Here’s Slate‘s review [1] of Louis Menand’s new book [2] about higher learning, which concludes with a note on the vaunted lefty politics of American academics:

In the 2004 election, he notes, 95 percent of humanities and social-science professors voted for Kerry; zero percent voted for Bush.

Oh, goody. It’s the old chestnut about the political uniformity of the academy.

This skirmish always leads to the idea that we ought to have a few more conservative professors to even things out. But why stop there? Let’s apply the same standard to the overwhelmingly conservative leadership of Fortune 500 companies. If diversity among the professorship would produce better ideas, then it stands to reason that diversity among the captains of industry would produce a more vibrant economy.

While we’re at it, maybe we could use some more partisan balance among evangelical preachers, senior citizens and gun-owners.

I propose a trade. Let’s randomly select half of the CEO’s from the most powerful corporations in the country, and they can trade jobs with half of the Ivory Tower folks in the best English departments.
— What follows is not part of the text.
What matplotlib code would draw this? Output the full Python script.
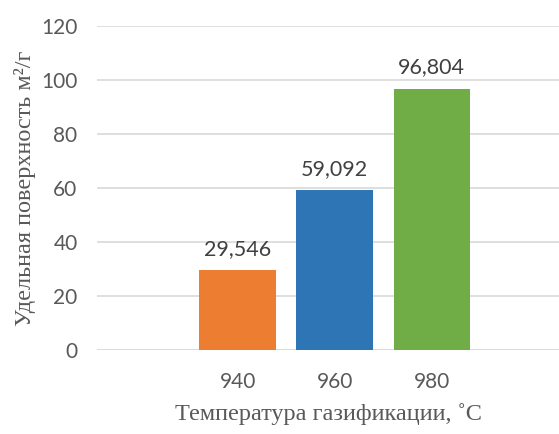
import numpy as np
import matplotlib.pyplot as plt

# Удельная поверхность при разных температурах газификации
temps = ['940', '960', '980']
surface = [29.546, 59.092, 96.804]
colors = ['#ED7D31', '#2E75B6', '#70AD47']
yticks = [0, 20, 40, 60, 80, 100, 120]

fig = plt.figure(figsize=(5.59, 4.34), dpi=100)
ax = fig.add_axes([0.1735, 0.1935, 0.8265, 0.7465])

x = np.arange(len(temps))
bars = ax.bar(x, surface, width=0.79, color=colors, zorder=3)

for xi, v in zip(x, surface):
    ax.annotate(f'{v:.3f}'.replace('.', ','), (xi, v), xytext=(0, 8),
                textcoords='offset points', ha='center', va='bottom',
                fontsize=15.5, color='#404040', family='Lato')

ax.set_xlim(-1.45, 3.31)
ax.set_ylim(0, 120)
ax.set_yticks(yticks)
ax.set_xticks(x)
ax.set_xticklabels(temps)
ax.yaxis.grid(True, color='#D9D9D9', lw=1.2, zorder=0)
ax.tick_params(axis='y', length=0, labelsize=15, labelcolor='#595959', pad=14)
ax.tick_params(axis='x', length=0, labelsize=15, labelcolor='#595959', pad=16)
for lab in ax.get_xticklabels() + ax.get_yticklabels():
    lab.set_family('Lato')
for s in ax.spines.values():
    s.set_visible(False)
ax.axhline(0, color='#D9D9D9', lw=1.2, zorder=1)

ax.set_xlabel('Температура газификации, ˚C', family='Liberation Serif',
              fontsize=17.5, color='#595959', labelpad=8)
ax.set_ylabel('Удельная поверхность м²/г', family='Liberation Serif',
              fontsize=17.5, color='#595959', labelpad=4)

fig.savefig('out.png', dpi=100)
Of course, the two groups would also trade their income, opportunities for advancement, control over their lives, employment prospects, access to private jets, expenses-paid vacations, and ability to influence decision-making.

How about it, Wall Street: any takers?

Thought not.

Look, if you’re worried about your kids going off to college to get indoctrinated by anarcho-syndicalists, relax. They’re more likely to get indoctrinated by Jose Cuervo. Professors can barely talk them into moderately crisp syntax.

And the trouble with this argument has always been that it rests on the ludicrous fiction that professors have great power over anybody besides each other. Actually, according to the review, that’s Menand’s real subject matter in the book:

The fault is not with the politics themselves; academics are usually careful to keep policy out of the classroom. It is with the homogeneity. The system is simply replicating itself too smoothly.

It’s not that higher learning fails to mirror the electorate scrupulously, but that there isn’t enough upheaval within. The profession is too professionalized. Intellectual life is too sedentary, too sure of itself, too sparing in its aims and engrossed in its own self-perpetuation.

In other words, the profession is getting too damn conservative. Maybe we could use a revolutionary or two around here.